I can't remember if I've mentioned it or not (and I'm too lazy to go look), but my dad and sister are coming to visit at the beginning of December! That's right, Paxlet is going to meet his grandpa and aunt on my side of the family for the first time! I'm so freaking thrilled that they are coming! They'll only be here for a week, so we're going to have to pack a lot of stuff into that short time.
This will be only the second time anyone from my family has come to Finland in the 13 years I've lived here. The last time was 12 years ago when my grandma (dad's mom), dad and sister visited. My mom said she would visit if I ever got a child, but she didn't live to see this happen. So, having my dad, and sister, visit is the closest I'm going to get to that. This makes their visit all the more important and exciting.
I knew that when I moved half a world away to be with Mr Siili that it would be harder to see my family. I also knew my family doesn't travel much and that it would be and has been up to me (and Mr Siili) to go visit them. I've known this all along. But, now that Paxlet is here this reality is hitting me harder than I thought it would be. I'm coming to realize just how little Paxlet is going to see my side of the family, other than via the video Skype chats we have. And as my stepmom pointed out not too long ago, we'll mostly only be faces on a TV screen/computer monitor to each other.
There are some thoughts jumbled in my head and I'm not sure I'll be able to get them out in a way that conveys what I am feeling and thinking, but I'm going to try anyway.
In the past, my stepmom, mom and I had some issues. I feel that my stepmom and I have worked through some of them, at least enough to be civil and on decent terms again. With my mom, I feel we worked through things more, but nothing is ever perfect. My mom had told me that the one thing that would get her to travel and visit me in Finland was if I had a baby. Then my mom had a heart attack and died 6 months before I got pregnant. I never got to have my mom come see my life here and see that I am truly happy here. Before Paxlet was born, my stepmom and dad were excited to get their first grandchild. We were even Skyping most weekends and it was great.
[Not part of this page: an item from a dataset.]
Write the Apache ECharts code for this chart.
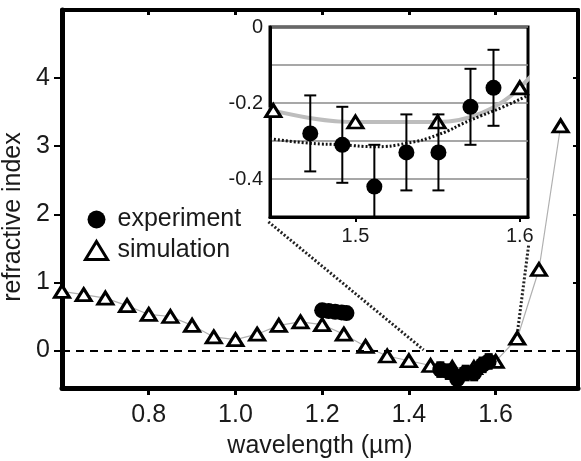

My dad even said he'd come visit once Paxlet arrived. Then, a few weeks after Paxlet was born, my stepmom wasn't so enthusiastic anymore and said that she just couldn't handle only seeing Paxlet via Internet. She needs to smell, hold and snuggle him, as she is a very hands on and 'irght in front of you' sort of person. It was also suggested that we (Paxlet, Mr Siili and I) travel to the US instead, my parents would pay. For several reasons, that's not happening, at least not for now. I was feeling extremely disappointed because I knew if my mom was here, she'd come visit. And when it looked as if my dad might not come visit, I was hurt. Immensely. It was just important to me that some part of my family make it here so see my boy and the idea of it not happening just left a big emotional hole in me. So, having my dad and sister! come visit me is so unbelievably cool! I would love it to be longer than a week, but I'm not going to complain!! We'll just have to make the most of the time we do have together.
In a nutshell, even though I have moved away from my family, they are still very important to me and I still need them. I'm just waiting until we have "beam me up, Scotty"-technology to make the trip 'home' a quick and painless one.